Short exercise> Transcribe each line of the material as it is, and drop any picture.

Dataset extract>
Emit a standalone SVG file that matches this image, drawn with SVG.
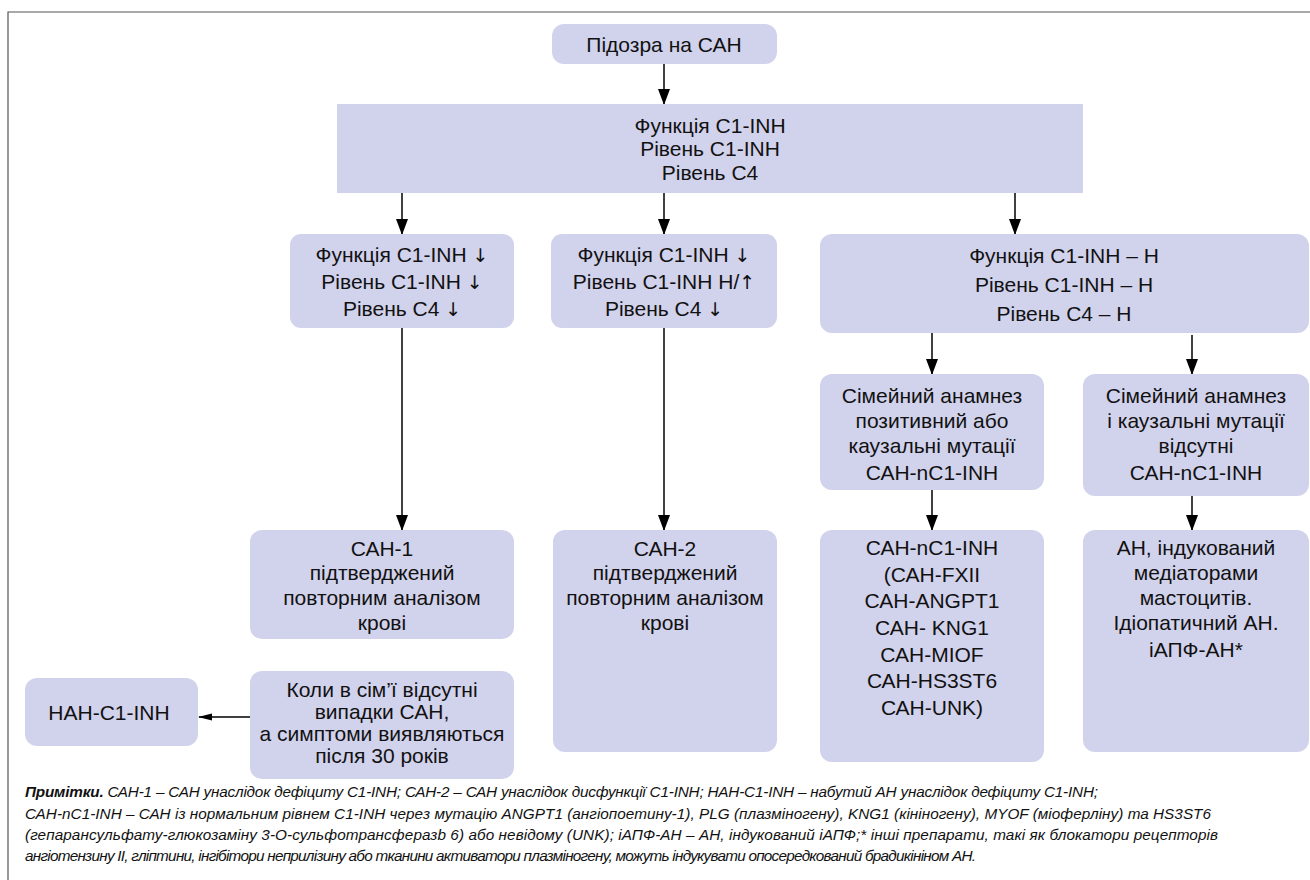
<svg xmlns="http://www.w3.org/2000/svg" width="1310" height="880" viewBox="0 0 1310 880">
<defs>
<style>
.box{fill:#D1D2EC;stroke:none}
.t{font-family:"Liberation Sans","Noto Sans",Arial,sans-serif;font-size:21px;fill:#111;text-anchor:middle}
.ar{font-family:"DejaVu Sans",sans-serif;font-size:19px;fill:#111}
.n{font-family:"Liberation Sans","Noto Sans",Arial,sans-serif;font-size:15.3px;font-style:italic;fill:#111}
.c{stroke:#000;stroke-width:1.5;fill:none}
</style>
<marker id="ah" markerUnits="userSpaceOnUse" markerWidth="16" markerHeight="12" refX="15" refY="6" orient="auto">
<path d="M0,0 L16,6 L0,12 z" fill="#000"/>
</marker>
<marker id="ahs" markerUnits="userSpaceOnUse" markerWidth="14" markerHeight="8" refX="13" refY="4" orient="auto">
<path d="M0,0.5 L14,4 L0,7.5 z" fill="#000"/>
</marker>
</defs>
<rect width="1310" height="880" fill="#fff"/>
<path d="M8,880 L8,12 L1310,12" fill="none" stroke="#555" stroke-width="1.2"/>

<g id="connectors">
<line class="c" x1="664" y1="64" x2="664" y2="104" marker-end="url(#ah)"/>
<line class="c" x1="402" y1="193" x2="402" y2="234" marker-end="url(#ah)"/>
<line class="c" x1="664" y1="193" x2="664" y2="234" marker-end="url(#ah)"/>
<line class="c" x1="1015" y1="193" x2="1015" y2="234" marker-end="url(#ah)"/>
<line class="c" x1="402" y1="328" x2="402" y2="530" marker-end="url(#ah)"/>
<line class="c" x1="664" y1="328" x2="664" y2="530" marker-end="url(#ah)"/>
<line class="c" x1="932" y1="333" x2="932" y2="374" marker-end="url(#ah)"/>
<line class="c" x1="1192" y1="335" x2="1192" y2="374" marker-end="url(#ah)"/>
<line class="c" x1="932" y1="490" x2="932" y2="530" marker-end="url(#ah)"/>
<line class="c" x1="1192" y1="496" x2="1192" y2="530" marker-end="url(#ah)"/>
<line class="c" x1="250" y1="717" x2="199" y2="717" marker-end="url(#ahs)"/>
</g>

<g id="start">
<rect class="box" x="552" y="24" width="225" height="40" rx="12"/>
<text class="t" x="664" y="52">Підозра на САН</text>
</g>

<g id="tests">
<rect class="box" x="337" y="104" width="746" height="89"/>
<text class="t" x="710" y="133">Функція C1-INH</text>
<text class="t" x="710" y="156">Рівень C1-INH</text>
<text class="t" x="710" y="180">Рівень C4</text>
</g>

<g id="low">
<rect class="box" x="290" y="234" width="224" height="94" rx="11"/>
<text class="t" x="402" y="262">Функція C1-INH <tspan class="ar">↓</tspan></text>
<text class="t" x="402" y="289">Рівень C1-INH <tspan class="ar">↓</tspan></text>
<text class="t" x="402" y="316">Рівень C4 <tspan class="ar">↓</tspan></text>
</g>

<g id="dysf">
<rect class="box" x="551" y="234" width="226" height="94" rx="11"/>
<text class="t" x="664" y="262">Функція C1-INH <tspan class="ar">↓</tspan></text>
<text class="t" x="664" y="289">Рівень C1-INH Н/<tspan class="ar">↑</tspan></text>
<text class="t" x="664" y="316">Рівень C4 <tspan class="ar">↓</tspan></text>
</g>

<g id="normal">
<rect class="box" x="820" y="234" width="489" height="99" rx="12"/>
<text class="t" x="1064" y="263">Функція C1-INH – Н</text>
<text class="t" x="1064" y="292">Рівень C1-INH – Н</text>
<text class="t" x="1064" y="321">Рівень C4 – Н</text>
</g>

<g id="fampos">
<rect class="box" x="820" y="374" width="224" height="116" rx="12"/>
<text class="t" x="932" y="403">Сімейний анамнез</text>
<text class="t" x="932" y="428">позитивний або</text>
<text class="t" x="932" y="453">каузальні мутації</text>
<text class="t" x="932" y="480">САН-nC1-INH</text>
</g>

<g id="famneg">
<rect class="box" x="1083" y="374" width="226" height="122" rx="12"/>
<text class="t" x="1196" y="403">Сімейний анамнез</text>
<text class="t" x="1196" y="428">і каузальні мутації</text>
<text class="t" x="1196" y="453">відсутні</text>
<text class="t" x="1196" y="480">САН-nC1-INH</text>
</g>

<g id="cah1">
<rect class="box" x="250" y="530" width="264" height="109" rx="12"/>
<text class="t" x="382" y="556">САН-1</text>
<text class="t" x="382" y="580">підтверджений</text>
<text class="t" x="382" y="605">повторним аналізом</text>
<text class="t" x="382" y="630">крові</text>
</g>

<g id="cah2">
<rect class="box" x="553" y="530" width="224" height="222" rx="12"/>
<text class="t" x="665" y="556">САН-2</text>
<text class="t" x="665" y="580">підтверджений</text>
<text class="t" x="665" y="605">повторним аналізом</text>
<text class="t" x="665" y="630">крові</text>
</g>

<g id="ncah">
<rect class="box" x="820" y="530" width="224" height="232" rx="12"/>
<text class="t" x="932" y="555">САН-nC1-INH</text>
<text class="t" x="932" y="582">(САН-FXII</text>
<text class="t" x="932" y="608">САН-ANGPT1</text>
<text class="t" x="932" y="635">САН- KNG1</text>
<text class="t" x="932" y="662">САН-MIOF</text>
<text class="t" x="932" y="688">САН-HS3ST6</text>
<text class="t" x="932" y="715">САН-UNK)</text>
</g>

<g id="mast">
<rect class="box" x="1083" y="530" width="226" height="222" rx="12"/>
<text class="t" x="1196" y="555">АН, індукований</text>
<text class="t" x="1196" y="580">медіаторами</text>
<text class="t" x="1196" y="605">мастоцитів.</text>
<text class="t" x="1196" y="630">Ідіопатичний АН.</text>
<text class="t" x="1196" y="657">іАПФ-АН*</text>
</g>

<g id="late">
<rect class="box" x="250" y="671" width="264" height="108" rx="12"/>
<text class="t" x="382" y="697">Коли в сім’ї відсутні</text>
<text class="t" x="382" y="719">випадки САН,</text>
<text class="t" x="382" y="741">а симптоми виявляються</text>
<text class="t" x="382" y="763">після 30 років</text>
</g>

<g id="acq">
<rect class="box" x="25" y="678" width="173" height="68" rx="12"/>
<text class="t" x="109" y="720">НАН-C1-INH</text>
</g>

<g id="notes">
<text class="n" x="25" y="797" textLength="1073" lengthAdjust="spacing"><tspan font-weight="bold">Примітки.</tspan> САН-1 – САН унаслідок дефіциту C1-INH; САН-2 – САН унаслідок дисфункції C1-INH; НАН-C1-INH – набутий АН унаслідок дефіциту C1-INH;</text>
<text class="n" x="25" y="819" textLength="1186" lengthAdjust="spacing">САН-nC1-INH – САН із нормальним рівнем C1-INH через мутацію ANGPT1 (ангіопоетину-1), PLG (плазміногену), KNG1 (кініногену), MYOF (міоферліну) та HS3ST6</text>
<text class="n" x="25" y="840" textLength="1193" lengthAdjust="spacing">(гепарансульфату-глюкозаміну 3-О-сульфотрансферазb 6) або невідому (UNK); іАПФ-АН – АН, індукований іАПФ;* інші препарати, такі як блокатори рецепторів</text>
<text class="n" x="25" y="861" textLength="951" lengthAdjust="spacing">ангіотензину II, гліптини, інгібітори неприлізину або тканини активатори плазміногену, можуть індукувати опосередкований брадикініном АН.</text>
</g>
</svg>
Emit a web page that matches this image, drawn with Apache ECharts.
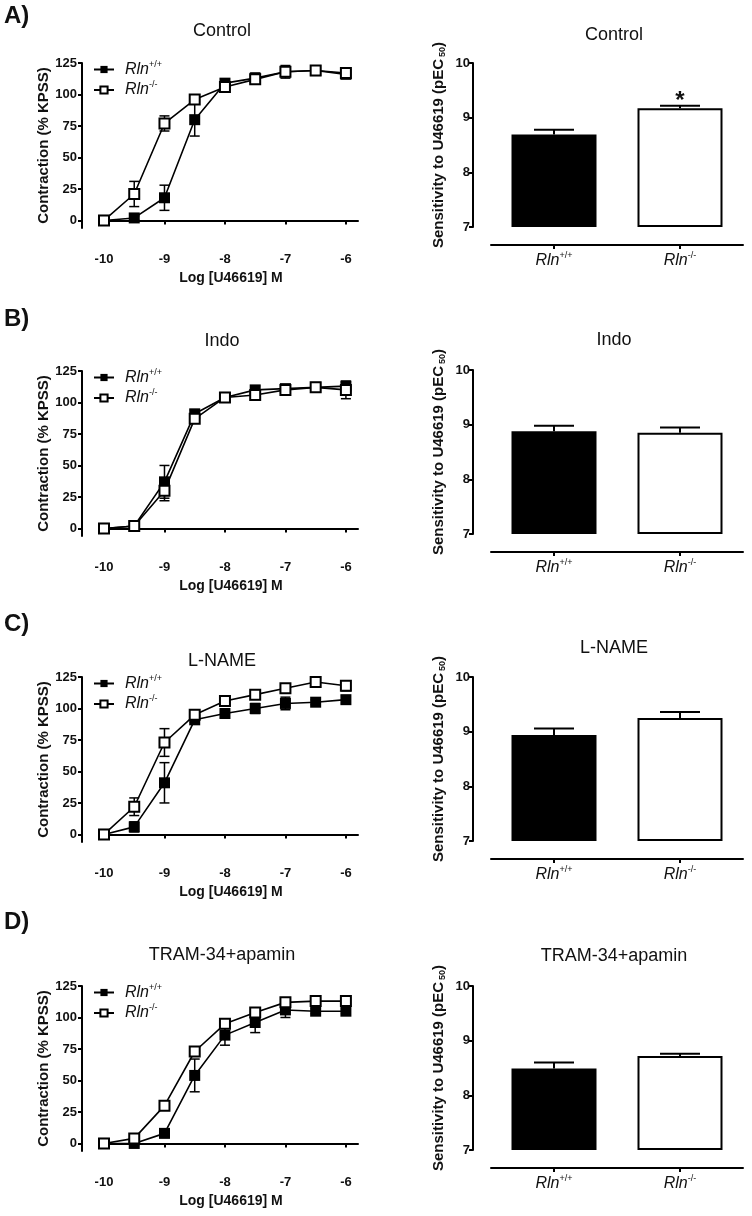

Final answer>
Emit a standalone SVG file that matches this image, drawn with SVG.
<svg xmlns="http://www.w3.org/2000/svg" width="1310" height="880" viewBox="0 0 1310 880">
<defs>
<style>
.box{fill:#D1D2EC;stroke:none}
.t{font-family:"Liberation Sans","Noto Sans",Arial,sans-serif;font-size:21px;fill:#111;text-anchor:middle}
.ar{font-family:"DejaVu Sans",sans-serif;font-size:19px;fill:#111}
.n{font-family:"Liberation Sans","Noto Sans",Arial,sans-serif;font-size:15.3px;font-style:italic;fill:#111}
.c{stroke:#000;stroke-width:1.5;fill:none}
</style>
<marker id="ah" markerUnits="userSpaceOnUse" markerWidth="16" markerHeight="12" refX="15" refY="6" orient="auto">
<path d="M0,0 L16,6 L0,12 z" fill="#000"/>
</marker>
<marker id="ahs" markerUnits="userSpaceOnUse" markerWidth="14" markerHeight="8" refX="13" refY="4" orient="auto">
<path d="M0,0.5 L14,4 L0,7.5 z" fill="#000"/>
</marker>
</defs>
<rect width="1310" height="880" fill="#fff"/>
<path d="M8,880 L8,12 L1310,12" fill="none" stroke="#555" stroke-width="1.2"/>

<g id="connectors">
<line class="c" x1="664" y1="64" x2="664" y2="104" marker-end="url(#ah)"/>
<line class="c" x1="402" y1="193" x2="402" y2="234" marker-end="url(#ah)"/>
<line class="c" x1="664" y1="193" x2="664" y2="234" marker-end="url(#ah)"/>
<line class="c" x1="1015" y1="193" x2="1015" y2="234" marker-end="url(#ah)"/>
<line class="c" x1="402" y1="328" x2="402" y2="530" marker-end="url(#ah)"/>
<line class="c" x1="664" y1="328" x2="664" y2="530" marker-end="url(#ah)"/>
<line class="c" x1="932" y1="333" x2="932" y2="374" marker-end="url(#ah)"/>
<line class="c" x1="1192" y1="335" x2="1192" y2="374" marker-end="url(#ah)"/>
<line class="c" x1="932" y1="490" x2="932" y2="530" marker-end="url(#ah)"/>
<line class="c" x1="1192" y1="496" x2="1192" y2="530" marker-end="url(#ah)"/>
<line class="c" x1="250" y1="717" x2="199" y2="717" marker-end="url(#ahs)"/>
</g>

<g id="start">
<rect class="box" x="552" y="24" width="225" height="40" rx="12"/>
<text class="t" x="664" y="52">Підозра на САН</text>
</g>

<g id="tests">
<rect class="box" x="337" y="104" width="746" height="89"/>
<text class="t" x="710" y="133">Функція C1-INH</text>
<text class="t" x="710" y="156">Рівень C1-INH</text>
<text class="t" x="710" y="180">Рівень C4</text>
</g>

<g id="low">
<rect class="box" x="290" y="234" width="224" height="94" rx="11"/>
<text class="t" x="402" y="262">Функція C1-INH <tspan class="ar">↓</tspan></text>
<text class="t" x="402" y="289">Рівень C1-INH <tspan class="ar">↓</tspan></text>
<text class="t" x="402" y="316">Рівень C4 <tspan class="ar">↓</tspan></text>
</g>

<g id="dysf">
<rect class="box" x="551" y="234" width="226" height="94" rx="11"/>
<text class="t" x="664" y="262">Функція C1-INH <tspan class="ar">↓</tspan></text>
<text class="t" x="664" y="289">Рівень C1-INH Н/<tspan class="ar">↑</tspan></text>
<text class="t" x="664" y="316">Рівень C4 <tspan class="ar">↓</tspan></text>
</g>

<g id="normal">
<rect class="box" x="820" y="234" width="489" height="99" rx="12"/>
<text class="t" x="1064" y="263">Функція C1-INH – Н</text>
<text class="t" x="1064" y="292">Рівень C1-INH – Н</text>
<text class="t" x="1064" y="321">Рівень C4 – Н</text>
</g>

<g id="fampos">
<rect class="box" x="820" y="374" width="224" height="116" rx="12"/>
<text class="t" x="932" y="403">Сімейний анамнез</text>
<text class="t" x="932" y="428">позитивний або</text>
<text class="t" x="932" y="453">каузальні мутації</text>
<text class="t" x="932" y="480">САН-nC1-INH</text>
</g>

<g id="famneg">
<rect class="box" x="1083" y="374" width="226" height="122" rx="12"/>
<text class="t" x="1196" y="403">Сімейний анамнез</text>
<text class="t" x="1196" y="428">і каузальні мутації</text>
<text class="t" x="1196" y="453">відсутні</text>
<text class="t" x="1196" y="480">САН-nC1-INH</text>
</g>

<g id="cah1">
<rect class="box" x="250" y="530" width="264" height="109" rx="12"/>
<text class="t" x="382" y="556">САН-1</text>
<text class="t" x="382" y="580">підтверджений</text>
<text class="t" x="382" y="605">повторним аналізом</text>
<text class="t" x="382" y="630">крові</text>
</g>

<g id="cah2">
<rect class="box" x="553" y="530" width="224" height="222" rx="12"/>
<text class="t" x="665" y="556">САН-2</text>
<text class="t" x="665" y="580">підтверджений</text>
<text class="t" x="665" y="605">повторним аналізом</text>
<text class="t" x="665" y="630">крові</text>
</g>

<g id="ncah">
<rect class="box" x="820" y="530" width="224" height="232" rx="12"/>
<text class="t" x="932" y="555">САН-nC1-INH</text>
<text class="t" x="932" y="582">(САН-FXII</text>
<text class="t" x="932" y="608">САН-ANGPT1</text>
<text class="t" x="932" y="635">САН- KNG1</text>
<text class="t" x="932" y="662">САН-MIOF</text>
<text class="t" x="932" y="688">САН-HS3ST6</text>
<text class="t" x="932" y="715">САН-UNK)</text>
</g>

<g id="mast">
<rect class="box" x="1083" y="530" width="226" height="222" rx="12"/>
<text class="t" x="1196" y="555">АН, індукований</text>
<text class="t" x="1196" y="580">медіаторами</text>
<text class="t" x="1196" y="605">мастоцитів.</text>
<text class="t" x="1196" y="630">Ідіопатичний АН.</text>
<text class="t" x="1196" y="657">іАПФ-АН*</text>
</g>

<g id="late">
<rect class="box" x="250" y="671" width="264" height="108" rx="12"/>
<text class="t" x="382" y="697">Коли в сім’ї відсутні</text>
<text class="t" x="382" y="719">випадки САН,</text>
<text class="t" x="382" y="741">а симптоми виявляються</text>
<text class="t" x="382" y="763">після 30 років</text>
</g>

<g id="acq">
<rect class="box" x="25" y="678" width="173" height="68" rx="12"/>
<text class="t" x="109" y="720">НАН-C1-INH</text>
</g>

<g id="notes">
<text class="n" x="25" y="797" textLength="1073" lengthAdjust="spacing"><tspan font-weight="bold">Примітки.</tspan> САН-1 – САН унаслідок дефіциту C1-INH; САН-2 – САН унаслідок дисфункції C1-INH; НАН-C1-INH – набутий АН унаслідок дефіциту C1-INH;</text>
<text class="n" x="25" y="819" textLength="1186" lengthAdjust="spacing">САН-nC1-INH – САН із нормальним рівнем C1-INH через мутацію ANGPT1 (ангіопоетину-1), PLG (плазміногену), KNG1 (кініногену), MYOF (міоферліну) та HS3ST6</text>
<text class="n" x="25" y="840" textLength="1193" lengthAdjust="spacing">(гепарансульфату-глюкозаміну 3-О-сульфотрансферазb 6) або невідому (UNK); іАПФ-АН – АН, індукований іАПФ;* інші препарати, такі як блокатори рецепторів</text>
<text class="n" x="25" y="861" textLength="951" lengthAdjust="spacing">ангіотензину II, гліптини, інгібітори неприлізину або тканини активатори плазміногену, можуть індукувати опосередкований брадикініном АН.</text>
</g>
</svg>
Emit a web page that matches this image, drawn with Apache ECharts.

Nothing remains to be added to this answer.